Background. Bronchiolitis causes substantial disease in young children. Previous findings had indicated that a robust innate immune response was not associated with a poor clinical outcome in bronchiolitis. This study tested the hypothesis that increased concentrations of cytokines and chemokines in nasal wash specimens were associated with decreased severity in bronchiolitis.

Methods. Children <24 months old who presented to the emergency department with signs and symptoms of bronchiolitis were eligible for enrollment. Nasal wash specimens were analyzed for viral pathogens and cytokine/chemokine concentrations. These results were evaluated with regard to disposition.

Results. One hundred eleven children with bronchiolitis were enrolled. A viral pathogen was identified in 91.9% of patients (respiratory syncytial virus in 51.4%, human rhinovirus in 11.7%).
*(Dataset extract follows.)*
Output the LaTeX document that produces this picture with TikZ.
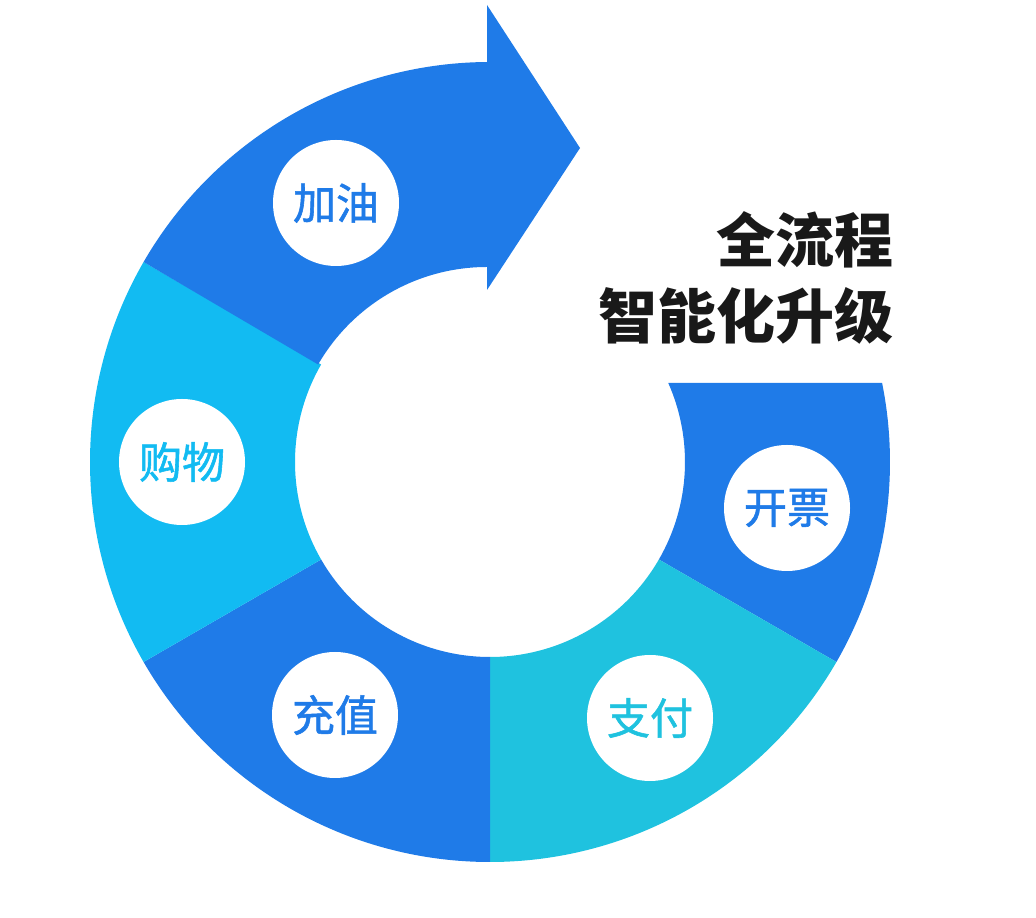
\documentclass[tikz,border=0pt]{standalone}
\usetikzlibrary{calc}
\usepackage{fontspec}
\setmainfont{Noto Sans CJK SC}
\newfontfamily\med[FakeBold=1.3]{Noto Sans CJK SC}
\definecolor{bl}{HTML}{1F7BE8}
\definecolor{cy}{HTML}{12BBF2}
\definecolor{tl}{HTML}{1FC2DF}
\begin{document}
\begin{tikzpicture}[x=1pt,y=1pt,
  lab/.style={circle,fill=white,minimum size=126pt,inner sep=0pt,font=\med\fontsize{43}{46}\selectfont}]
\useasboundingbox (0,0) rectangle (1036,918);
\coordinate (c) at (490,456);
% 开票
\fill[bl] ($(c)+(23.9:195)$) -- ($(c)+(11.4:400)$) arc[start angle=11.4,end angle=-30,radius=400] -- ($(c)+(-30:195)$) arc[start angle=-30,end angle=23.9,radius=195] -- cycle;
% 支付
\fill[tl] ($(c)+(-30:400)$) arc[start angle=-30,end angle=-90,radius=400] -- ($(c)+(-90:195)$) arc[start angle=-90,end angle=-30,radius=195] -- cycle;
% 充值
\fill[bl] ($(c)+(-90:400)$) arc[start angle=-90,end angle=-150,radius=400] -- ($(c)+(-150:195)$) arc[start angle=-150,end angle=-90,radius=195] -- cycle;
% 购物
\fill[cy] ($(c)+(150:400)$) arc[start angle=150,end angle=210,radius=400] -- ($(c)+(210:195)$) arc[start angle=210,end angle=150,radius=195] -- cycle;
% 加油 + arrow
\fill[bl] ($(c)+(150:400)$) arc[start angle=150,end angle=90,radius=400] -- (487,856) -- (487,913) -- (580,770) -- (487,628) -- (487,651) arc[start angle=90,end angle=150,radius=195] -- cycle;
\node[lab,text=bl] (a) at (336,715) {加油};
\node[lab,text=cy] (b) at (182,456) {购物};
\node[lab,text=bl] (d) at (335,203) {充值};
\node[lab,text=tl] (e) at (650,200) {支付};
\node[lab,text=bl] (f) at (787,410) {开票};
\node[anchor=east,align=right,font=\fontsize{59}{76}\selectfont\bfseries,text=black!90] (t) at (897,640) {全流程\\智能化升级};
\end{tikzpicture}
\end{document}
Higher levels of cytokines and chemokines (interferon [IFN] γ; interleukin [IL] 4, 15, and 17; CXCL10; and eotaxin) were significantly associated with a decreased risk of hospitalization. IL-17, IL-4, IFN-γ, and IFN-γ–inducible protein 10 (CXCL10 or IP-10) remained statistically significant in the multivariate analyses.

Conclusions. The cytokines and chemokines significantly associated with decreased bronchiolitis severity are classified in a wide range of functional groups (T-helper 1 and 2, regulatory, and chemoattractant). The involvement of these functional groups suggest that a broadly overlapping cytokine/chemokine response is required for control of virus-mediated respiratory disease in young children.